Eleven months after he got out of the hospital, Schuler’s team took the silver medal in the 2009 National Veterans Wheelchair Games. Quad rugby, for quadriplegics only, was one of 17 events at the games, held July 13-18 in Spokane, Wash.
“Truthfully, I’ve had my ups and downs since the injury,” Schuler said. “The only thing that’s been keeping me going is quad rugby.”
The first veterans wheelchair games were in Richmond, Va., in 1981 when 74 veterans gathered from 14 states to compete.
Sponsored by Paralyzed Veterans of America and the Veterans Affairs Department, the games are now billed as the largest annual wheelchair sports competition in the world. This year, more than 500 veterans participated. An estimated crowd of 9,000 spectators cheered the athletes on as the games began.
VA Secretary and former Army Chief of Staff Eric Shinseki told reporters as the games kicked off, “For a very short period of time, I lived in an amputee ward. I have great appreciation for what they’ve done to get to this point, the amount of determination and work.”
The events included: air guns, archery, basketball, bowling, field events, handcycling, a motorized wheelchair rally, nine-ball pool, power soccer, slalom, softball, swimming, table tennis, track, trapshooting and weightlifting.
Adding to his quad rugby medal, Schuler also grabbed the gold in the slalom obstacle course.
But it’s quad rugby that’s captured his attention.

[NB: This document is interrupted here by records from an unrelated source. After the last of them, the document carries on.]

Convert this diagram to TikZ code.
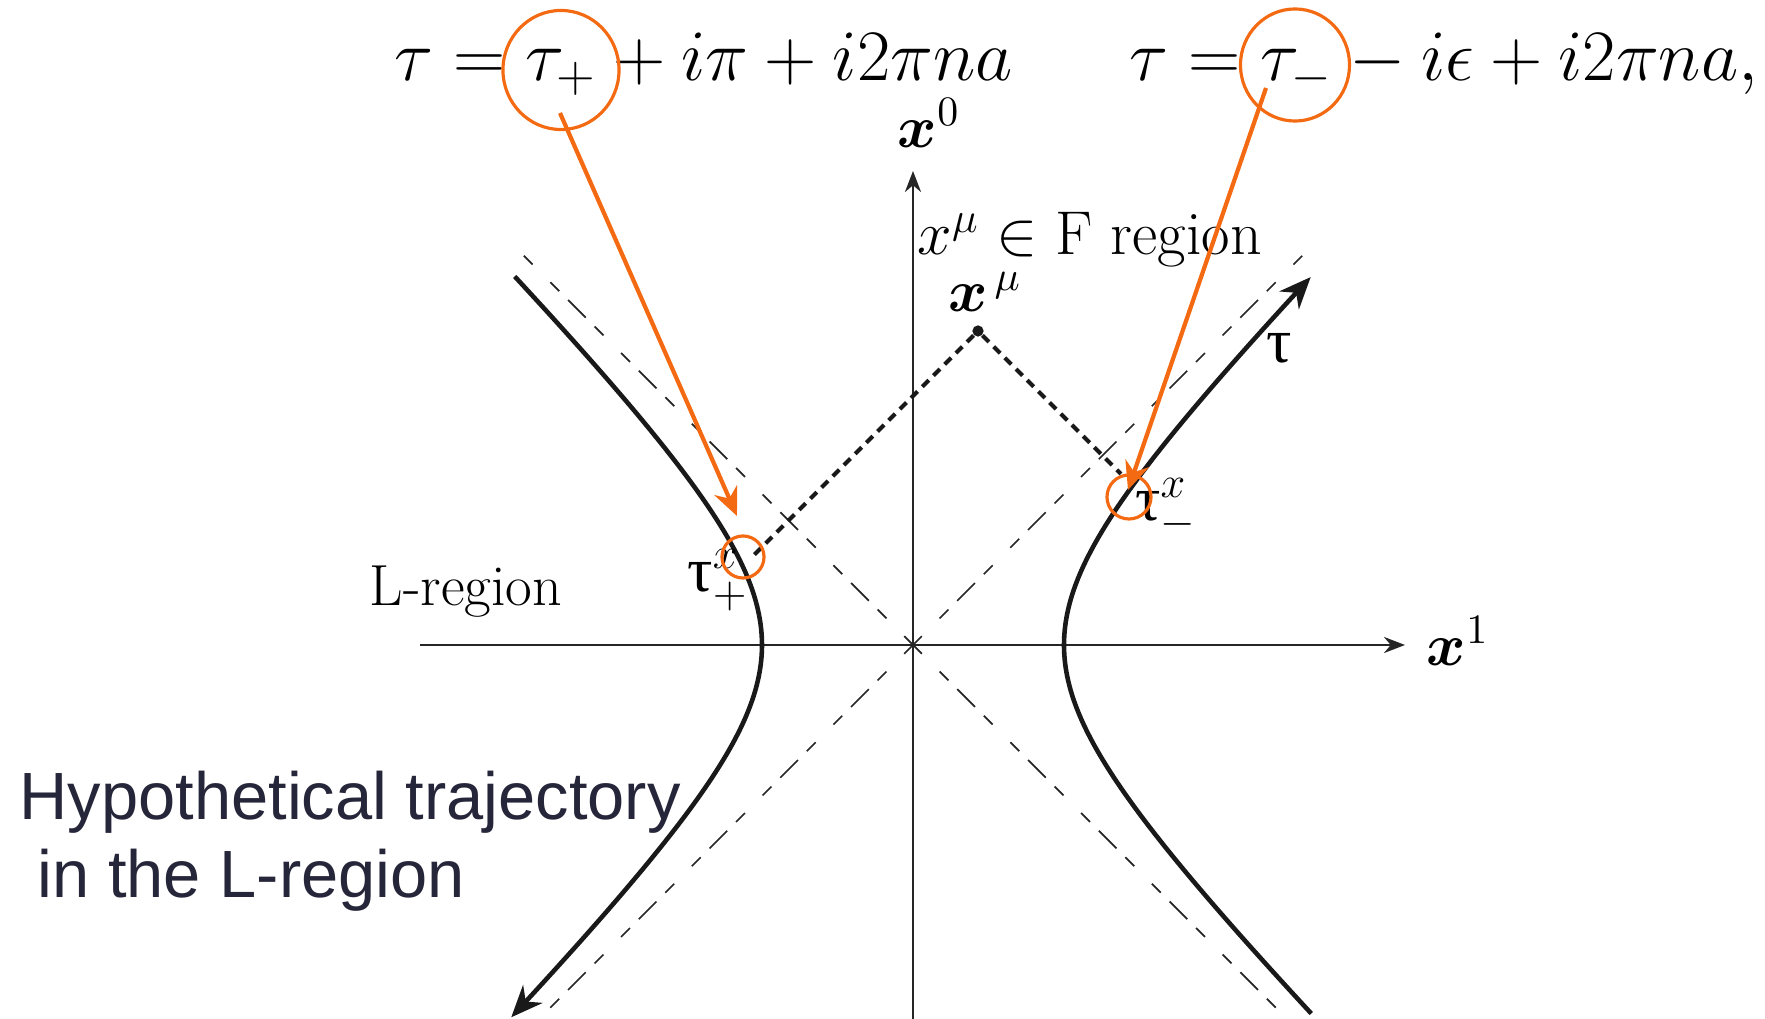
\RequirePackage{fix-cm}
\documentclass[tikz,border=0pt]{standalone}
\usepackage{amsmath}
\usepackage{fontspec}
\newfontfamily\tfont{Liberation Serif}
\newfontfamily\hfont{Liberation Sans}
\usetikzlibrary{arrows.meta,shapes.geometric}
\definecolor{org}{HTML}{F46A12}
\definecolor{hyp}{HTML}{26263A}
\begin{document}
\begin{tikzpicture}[x=0.01cm,y=-0.01cm,
  every node/.style={inner sep=0pt},
  axis/.style={line width=0.55pt, draw=black!85, -{Stealth[length=6pt,width=4.6pt]}},
  asym/.style={line width=0.5pt, draw=black!85, dash pattern=on 3.56pt off 7.11pt on 3.56pt},
  hyper/.style={line width=1.3pt, draw=black!90},
  lightcone/.style={line width=1.2pt, draw=black!90, dash pattern=on 2.6pt off 1.9pt},
  ocirc/.style={draw=org, line width=0.9pt, ellipse},
  oarrow/.style={draw=org, line width=1.2pt, -{Stealth[length=8pt,width=7pt]}},
  eqtext/.style={font=\fontsize{20.6}{24}\selectfont},
  lbl/.style={font=\fontsize{17.6}{21}\selectfont},
  lreglbl/.style={font=\fontsize{16.5}{20}\selectfont},
  xlbl/.style={font=\fontsize{17}{20}\selectfont},
  taulbl/.style={font=\tfont\fontsize{18}{21}\selectfont},
  sanslbl/.style={font=\hfont\fontsize{19}{23}\selectfont, text=hyp}
]
\useasboundingbox (0,0) rectangle (1765,1019);
\coordinate (O) at (913,645);

% axes
\coordinate (xl) at (420,645); \coordinate (xr) at (1405,645);
\coordinate (yb) at (913,1019); \coordinate (yt) at (913,171);
\draw[axis] (xl) -- (xr);
\draw[axis] (yb) -- (yt);

% asymptotes
\coordinate (dTL) at (521,253); \coordinate (dTR) at (1305,253);
\coordinate (dBL) at (545,1013); \coordinate (dBR) at (1281,1013);
\draw[asym] (O) -- (dTL);
\draw[asym] (O) -- (dTR);
\draw[asym] (O) -- (dBL);
\draw[asym] (O) -- (dBR);

% hyperbolas
\draw[hyper, -{Stealth[length=9pt,width=7.5pt]}] plot[domain=-1.625:1.625, samples=120, smooth] ({913+151*cosh(\x)},{645-151*sinh(\x)});
\draw[hyper, -{Stealth[length=9pt,width=7.5pt]}] plot[domain=-1.625:1.635, samples=120, smooth] ({913-151*cosh(\x)},{645+151*sinh(\x)});

% event point and light cone
\node[circle, fill=black!90, minimum size=3.2pt] (xm) at (978,331) {};
\coordinate (lp) at (752,557);
\coordinate (rp) at (1121,474);
\draw[lightcone] (xm) -- (lp);
\draw[lightcone] (xm) -- (rp);

% equations
\node[eqtext, anchor=base west] (eq1) at (394,81) {$\tau = \tau_{+} + i\pi + i2\pi n a$};
\node[eqtext, anchor=base west] (eq2) at (1129,81) {$\tau = \tau_{-} - i\epsilon + i2\pi n a,$};

% labels
\node[xlbl] (x0) at (929,123) {$\boldsymbol{x}^{0}$};
\node[xlbl] (x1) at (1458,641) {$\boldsymbol{x}^{1}$};
\node[xlbl] (xmul) at (985,292) {$\boldsymbol{x}^{\,\mu}$};
\node[lbl, anchor=base west] (freg) at (917,255) {$x^{\mu}\in \mathrm{F}$\ region};
\node[lreglbl, anchor=base west] (lreg) at (369,606) {L-region};
\node[taulbl] (tau) at (1279,348) {τ};
\node[taulbl] (tp) at (718,580) {τ$^{x}_{+}$};
\node[taulbl] (tm) at (1166,509) {τ$^{x}_{-}$};
\node[sanslbl, anchor=base west] (h1) at (19,820) {Hypothetical trajectory};
\node[sanslbl, anchor=base west] (h2) at (37,898) {in the L-region};

% orange highlights
\node[ocirc, minimum width=1.16cm, minimum height=1.19cm] (bc1) at (561,70) {};
\node[ocirc, minimum width=1.09cm, minimum height=1.12cm] (bc2) at (1295,65) {};
\node[ocirc, circle, minimum size=0.42cm] (sc1) at (743,557) {};
\node[ocirc, circle, minimum size=0.44cm] (sc2) at (1129,497) {};
\coordinate (a1s) at (560,113); \coordinate (a1e) at (737,516);
\coordinate (a2s) at (1266,88); \coordinate (a2e) at (1128,490);
\draw[oarrow] (a1s) -- (a1e);
\draw[oarrow] (a2s) -- (a2e);
\end{tikzpicture}
\end{document}
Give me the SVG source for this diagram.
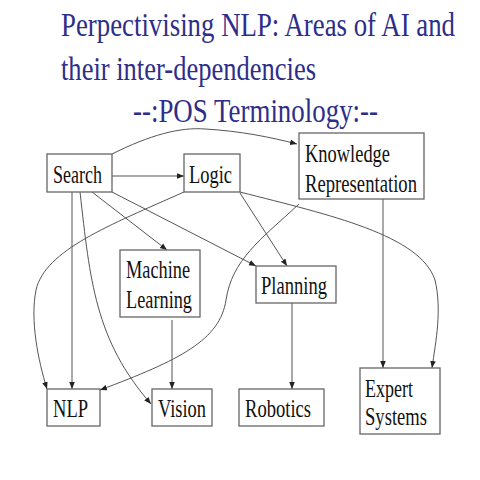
<svg xmlns="http://www.w3.org/2000/svg" width="480" height="480" viewBox="0 0 480 480">
<style>
.title{font-family:"Liberation Serif","Times New Roman",serif;font-size:27px;fill:#2e2e8a}
.box{fill:#fff;stroke:#666;stroke-width:1.3}
.lbl{font-family:"Liberation Serif","Times New Roman",serif;font-size:26px;fill:#111}
.edge{fill:none;stroke:#555;stroke-width:1}
</style>
<defs>
<marker id="ah" viewBox="0 0 10 10" refX="10" refY="5" markerWidth="7" markerHeight="7" orient="auto" markerUnits="userSpaceOnUse">
<path d="M0,1 L10,5 L0,9 z" fill="#222"/>
</marker>
</defs>
<rect width="480" height="480" fill="#fff"/>
<g id="title">
<text class="title" transform="translate(61,36) scale(1,1.22)" textLength="394" lengthAdjust="spacingAndGlyphs">Perpectivising NLP: Areas of AI and</text>
<text class="title" transform="translate(61,80) scale(1,1.22)" textLength="255" lengthAdjust="spacingAndGlyphs">their inter-dependencies</text>
<text class="title" transform="translate(133,122) scale(1,1.22)" textLength="245" lengthAdjust="spacingAndGlyphs">--:POS Terminology:--</text>
</g>
<g id="connectors">
<path class="edge" marker-end="url(#ah)" d="M112,154 C150,135 180,127 205,129 C240,131 270,137 297,144"/>
<path class="edge" marker-end="url(#ah)" d="M112,176 L184,176"/>
<path class="edge" marker-end="url(#ah)" d="M72,192 L72,389"/>
<path class="edge" marker-end="url(#ah)" d="M80,192 C90,280 95,340 151,404"/>
<path class="edge" marker-end="url(#ah)" d="M92,192 L167,250"/>
<path class="edge" marker-end="url(#ah)" d="M112,192 L256,266"/>
<path class="edge" marker-end="url(#ah)" d="M184,192 C110,225 45,250 36,290 C30,320 38,360 47,389"/>
<path class="edge" marker-end="url(#ah)" d="M240,193 L287,266"/>
<path class="edge" marker-end="url(#ah)" d="M240,192 C330,215 420,235 435,280 C442,310 436,340 432,368"/>
<path class="edge" marker-end="url(#ah)" d="M299,204 C260,240 232,260 226,300 C220,340 180,360 100,390"/>
<path class="edge" marker-end="url(#ah)" d="M383,199 L383,368"/>
<path class="edge" marker-end="url(#ah)" d="M172,320 L172,389"/>
<path class="edge" marker-end="url(#ah)" d="M292,303 L292,389"/>
</g>
<g id="search"><rect class="box" x="47" y="154" width="65" height="38"/><text class="lbl" x="53" y="183" textLength="49" lengthAdjust="spacingAndGlyphs">Search</text></g>
<g id="logic"><rect class="box" x="184" y="154" width="56" height="38"/><text class="lbl" x="189" y="183" textLength="43" lengthAdjust="spacingAndGlyphs">Logic</text></g>
<g id="knowledge"><rect class="box" x="299" y="133" width="125" height="66"/><text class="lbl" x="305" y="162" textLength="85" lengthAdjust="spacingAndGlyphs">Knowledge</text><text class="lbl" x="305" y="192" textLength="112" lengthAdjust="spacingAndGlyphs">Representation</text></g>
<g id="ml"><rect class="box" x="120" y="250" width="80" height="67"/><text class="lbl" x="126" y="278" textLength="64" lengthAdjust="spacingAndGlyphs">Machine</text><text class="lbl" x="126" y="308" textLength="66" lengthAdjust="spacingAndGlyphs">Learning</text></g>
<g id="planning"><rect class="box" x="256" y="266" width="80" height="37"/><text class="lbl" x="261" y="294" textLength="66" lengthAdjust="spacingAndGlyphs">Planning</text></g>
<g id="nlp"><rect class="box" x="47" y="389" width="53" height="37"/><text class="lbl" x="53" y="417" textLength="35" lengthAdjust="spacingAndGlyphs">NLP</text></g>
<g id="vision"><rect class="box" x="152" y="389" width="60" height="37"/><text class="lbl" x="158" y="417" textLength="48" lengthAdjust="spacingAndGlyphs">Vision</text></g>
<g id="robotics"><rect class="box" x="239" y="389" width="85" height="37"/><text class="lbl" x="245" y="417" textLength="66" lengthAdjust="spacingAndGlyphs">Robotics</text></g>
<g id="expert"><rect class="box" x="360" y="368" width="80" height="66"/><text class="lbl" x="365" y="397" textLength="48" lengthAdjust="spacingAndGlyphs">Expert</text><text class="lbl" x="365" y="425" textLength="62" lengthAdjust="spacingAndGlyphs">Systems</text></g>
</svg>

A four-on-four event, the game brings together the sprints, passing and dribbling of basketball, the head-on bashing and end-zone scoring of football and the bottle-ups and crash-and-dash of bumper cars.
“I was so depressed when I got out of the hospital,” Schuler said. But after a player from the local team in his hometown of Colorado Springs, Colo., encouraged him to play, he knew he’d found a new lease on life.
“It’s become my full-time focus,” he said. “My goal is to make the national team for the next Paralympics.”
The sport has also help provide some perspective.
“Before I got hurt, I was working 12- to 15-hour shifts, 13 days on, one off. I didn’t get to see my family much,” he says. “If I hadn’t been injured, I’d be back in Iraq right now for another 15-month tour. So in a lot of ways, this feels like a blessing and a curse at the same time.”